### To do
Print the listing in its entirety and exactly, leaving out images.

### Given data
==============================
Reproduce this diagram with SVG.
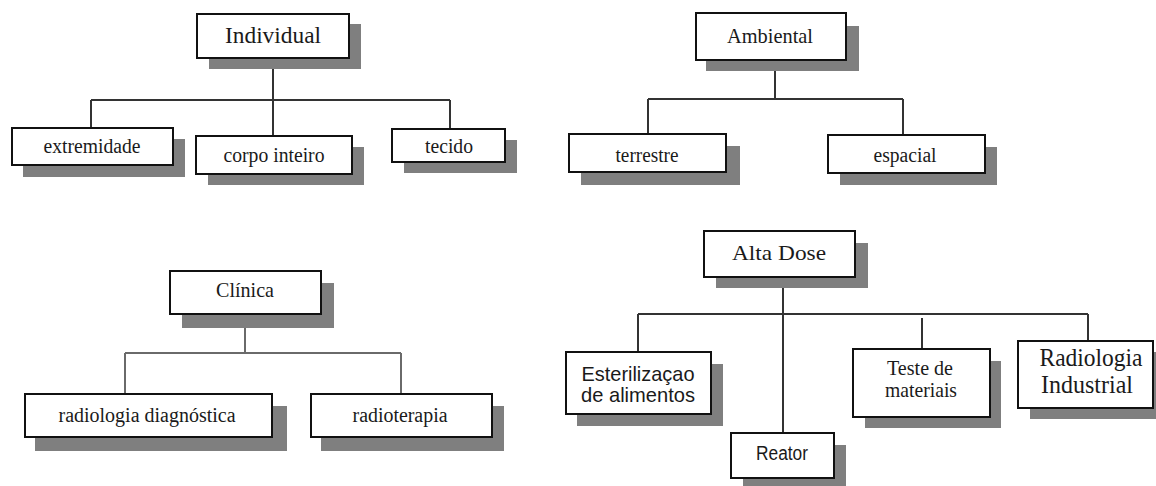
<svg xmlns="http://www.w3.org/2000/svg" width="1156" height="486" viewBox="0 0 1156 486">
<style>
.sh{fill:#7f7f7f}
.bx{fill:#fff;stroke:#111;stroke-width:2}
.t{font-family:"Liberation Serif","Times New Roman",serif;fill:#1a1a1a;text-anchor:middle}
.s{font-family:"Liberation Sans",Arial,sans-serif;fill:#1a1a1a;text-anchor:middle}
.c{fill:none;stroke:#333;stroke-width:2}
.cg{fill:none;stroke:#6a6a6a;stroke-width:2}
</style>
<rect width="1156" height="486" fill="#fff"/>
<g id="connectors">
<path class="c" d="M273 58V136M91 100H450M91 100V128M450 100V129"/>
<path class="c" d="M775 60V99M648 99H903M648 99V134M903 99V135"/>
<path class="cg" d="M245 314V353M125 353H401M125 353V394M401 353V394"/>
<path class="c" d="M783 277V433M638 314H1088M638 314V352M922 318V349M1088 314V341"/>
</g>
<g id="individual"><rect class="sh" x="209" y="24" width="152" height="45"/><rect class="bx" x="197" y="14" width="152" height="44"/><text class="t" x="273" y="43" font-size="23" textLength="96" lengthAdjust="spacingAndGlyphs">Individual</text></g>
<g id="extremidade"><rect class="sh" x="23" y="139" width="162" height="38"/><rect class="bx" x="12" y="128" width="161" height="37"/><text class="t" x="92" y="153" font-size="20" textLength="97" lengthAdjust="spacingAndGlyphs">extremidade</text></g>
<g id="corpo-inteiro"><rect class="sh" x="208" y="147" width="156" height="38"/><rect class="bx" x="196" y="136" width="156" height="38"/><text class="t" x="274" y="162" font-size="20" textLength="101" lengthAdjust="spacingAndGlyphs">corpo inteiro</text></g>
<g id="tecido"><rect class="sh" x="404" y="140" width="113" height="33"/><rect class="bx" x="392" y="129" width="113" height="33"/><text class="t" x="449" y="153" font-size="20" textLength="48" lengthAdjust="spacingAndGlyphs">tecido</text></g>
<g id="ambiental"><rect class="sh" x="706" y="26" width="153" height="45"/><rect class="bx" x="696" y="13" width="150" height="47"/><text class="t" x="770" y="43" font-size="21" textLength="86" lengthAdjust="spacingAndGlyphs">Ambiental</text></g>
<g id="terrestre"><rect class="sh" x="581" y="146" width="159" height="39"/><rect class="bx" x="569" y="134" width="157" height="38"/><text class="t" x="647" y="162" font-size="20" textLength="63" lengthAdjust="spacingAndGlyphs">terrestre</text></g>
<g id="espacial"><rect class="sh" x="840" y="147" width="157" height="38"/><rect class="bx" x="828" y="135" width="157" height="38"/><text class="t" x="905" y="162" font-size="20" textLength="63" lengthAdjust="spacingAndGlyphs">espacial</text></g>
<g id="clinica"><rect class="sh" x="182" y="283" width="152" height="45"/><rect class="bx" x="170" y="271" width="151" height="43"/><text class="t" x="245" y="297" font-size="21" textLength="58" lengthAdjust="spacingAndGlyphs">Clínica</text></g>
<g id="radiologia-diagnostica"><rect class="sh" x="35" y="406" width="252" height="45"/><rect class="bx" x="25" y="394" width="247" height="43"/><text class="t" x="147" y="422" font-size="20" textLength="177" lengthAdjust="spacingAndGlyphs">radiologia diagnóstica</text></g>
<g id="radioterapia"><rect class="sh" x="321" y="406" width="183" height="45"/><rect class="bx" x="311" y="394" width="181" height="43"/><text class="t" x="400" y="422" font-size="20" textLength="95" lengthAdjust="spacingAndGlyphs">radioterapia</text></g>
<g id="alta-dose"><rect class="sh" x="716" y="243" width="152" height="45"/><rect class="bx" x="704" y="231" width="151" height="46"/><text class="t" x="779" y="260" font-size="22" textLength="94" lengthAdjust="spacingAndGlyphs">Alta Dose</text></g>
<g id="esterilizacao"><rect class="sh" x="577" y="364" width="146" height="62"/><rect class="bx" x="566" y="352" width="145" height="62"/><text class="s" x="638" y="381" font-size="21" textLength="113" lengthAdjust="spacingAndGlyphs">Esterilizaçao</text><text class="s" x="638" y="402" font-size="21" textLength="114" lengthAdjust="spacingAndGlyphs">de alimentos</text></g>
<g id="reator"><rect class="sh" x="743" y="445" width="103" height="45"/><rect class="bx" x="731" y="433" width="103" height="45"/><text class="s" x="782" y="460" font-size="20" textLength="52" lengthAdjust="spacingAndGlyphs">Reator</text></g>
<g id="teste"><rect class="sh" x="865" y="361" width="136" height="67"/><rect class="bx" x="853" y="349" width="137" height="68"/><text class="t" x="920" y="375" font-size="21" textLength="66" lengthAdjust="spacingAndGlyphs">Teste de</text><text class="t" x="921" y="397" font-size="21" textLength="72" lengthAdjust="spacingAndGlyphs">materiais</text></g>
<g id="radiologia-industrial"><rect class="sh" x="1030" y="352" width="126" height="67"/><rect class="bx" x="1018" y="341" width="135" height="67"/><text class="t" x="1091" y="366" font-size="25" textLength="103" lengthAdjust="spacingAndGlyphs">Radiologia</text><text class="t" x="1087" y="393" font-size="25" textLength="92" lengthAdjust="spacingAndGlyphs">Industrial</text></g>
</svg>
==============================
### Exercise output
Reproduce this diagram with SVG.
<svg xmlns="http://www.w3.org/2000/svg" width="1156" height="486" viewBox="0 0 1156 486">
<style>
.sh{fill:#7f7f7f}
.bx{fill:#fff;stroke:#111;stroke-width:2}
.t{font-family:"Liberation Serif","Times New Roman",serif;fill:#1a1a1a;text-anchor:middle}
.s{font-family:"Liberation Sans",Arial,sans-serif;fill:#1a1a1a;text-anchor:middle}
.c{fill:none;stroke:#333;stroke-width:2}
.cg{fill:none;stroke:#6a6a6a;stroke-width:2}
</style>
<rect width="1156" height="486" fill="#fff"/>
<g id="connectors">
<path class="c" d="M273 58V136M91 100H450M91 100V128M450 100V129"/>
<path class="c" d="M775 60V99M648 99H903M648 99V134M903 99V135"/>
<path class="cg" d="M245 314V353M125 353H401M125 353V394M401 353V394"/>
<path class="c" d="M783 277V433M638 314H1088M638 314V352M922 318V349M1088 314V341"/>
</g>
<g id="individual"><rect class="sh" x="209" y="24" width="152" height="45"/><rect class="bx" x="197" y="14" width="152" height="44"/><text class="t" x="273" y="43" font-size="23" textLength="96" lengthAdjust="spacingAndGlyphs">Individual</text></g>
<g id="extremidade"><rect class="sh" x="23" y="139" width="162" height="38"/><rect class="bx" x="12" y="128" width="161" height="37"/><text class="t" x="92" y="153" font-size="20" textLength="97" lengthAdjust="spacingAndGlyphs">extremidade</text></g>
<g id="corpo-inteiro"><rect class="sh" x="208" y="147" width="156" height="38"/><rect class="bx" x="196" y="136" width="156" height="38"/><text class="t" x="274" y="162" font-size="20" textLength="101" lengthAdjust="spacingAndGlyphs">corpo inteiro</text></g>
<g id="tecido"><rect class="sh" x="404" y="140" width="113" height="33"/><rect class="bx" x="392" y="129" width="113" height="33"/><text class="t" x="449" y="153" font-size="20" textLength="48" lengthAdjust="spacingAndGlyphs">tecido</text></g>
<g id="ambiental"><rect class="sh" x="706" y="26" width="153" height="45"/><rect class="bx" x="696" y="13" width="150" height="47"/><text class="t" x="770" y="43" font-size="21" textLength="86" lengthAdjust="spacingAndGlyphs">Ambiental</text></g>
<g id="terrestre"><rect class="sh" x="581" y="146" width="159" height="39"/><rect class="bx" x="569" y="134" width="157" height="38"/><text class="t" x="647" y="162" font-size="20" textLength="63" lengthAdjust="spacingAndGlyphs">terrestre</text></g>
<g id="espacial"><rect class="sh" x="840" y="147" width="157" height="38"/><rect class="bx" x="828" y="135" width="157" height="38"/><text class="t" x="905" y="162" font-size="20" textLength="63" lengthAdjust="spacingAndGlyphs">espacial</text></g>
<g id="clinica"><rect class="sh" x="182" y="283" width="152" height="45"/><rect class="bx" x="170" y="271" width="151" height="43"/><text class="t" x="245" y="297" font-size="21" textLength="58" lengthAdjust="spacingAndGlyphs">Clínica</text></g>
<g id="radiologia-diagnostica"><rect class="sh" x="35" y="406" width="252" height="45"/><rect class="bx" x="25" y="394" width="247" height="43"/><text class="t" x="147" y="422" font-size="20" textLength="177" lengthAdjust="spacingAndGlyphs">radiologia diagnóstica</text></g>
<g id="radioterapia"><rect class="sh" x="321" y="406" width="183" height="45"/><rect class="bx" x="311" y="394" width="181" height="43"/><text class="t" x="400" y="422" font-size="20" textLength="95" lengthAdjust="spacingAndGlyphs">radioterapia</text></g>
<g id="alta-dose"><rect class="sh" x="716" y="243" width="152" height="45"/><rect class="bx" x="704" y="231" width="151" height="46"/><text class="t" x="779" y="260" font-size="22" textLength="94" lengthAdjust="spacingAndGlyphs">Alta Dose</text></g>
<g id="esterilizacao"><rect class="sh" x="577" y="364" width="146" height="62"/><rect class="bx" x="566" y="352" width="145" height="62"/><text class="s" x="638" y="381" font-size="21" textLength="113" lengthAdjust="spacingAndGlyphs">Esterilizaçao</text><text class="s" x="638" y="402" font-size="21" textLength="114" lengthAdjust="spacingAndGlyphs">de alimentos</text></g>
<g id="reator"><rect class="sh" x="743" y="445" width="103" height="45"/><rect class="bx" x="731" y="433" width="103" height="45"/><text class="s" x="782" y="460" font-size="20" textLength="52" lengthAdjust="spacingAndGlyphs">Reator</text></g>
<g id="teste"><rect class="sh" x="865" y="361" width="136" height="67"/><rect class="bx" x="853" y="349" width="137" height="68"/><text class="t" x="920" y="375" font-size="21" textLength="66" lengthAdjust="spacingAndGlyphs">Teste de</text><text class="t" x="921" y="397" font-size="21" textLength="72" lengthAdjust="spacingAndGlyphs">materiais</text></g>
<g id="radiologia-industrial"><rect class="sh" x="1030" y="352" width="126" height="67"/><rect class="bx" x="1018" y="341" width="135" height="67"/><text class="t" x="1091" y="366" font-size="25" textLength="103" lengthAdjust="spacingAndGlyphs">Radiologia</text><text class="t" x="1087" y="393" font-size="25" textLength="92" lengthAdjust="spacingAndGlyphs">Industrial</text></g>
</svg>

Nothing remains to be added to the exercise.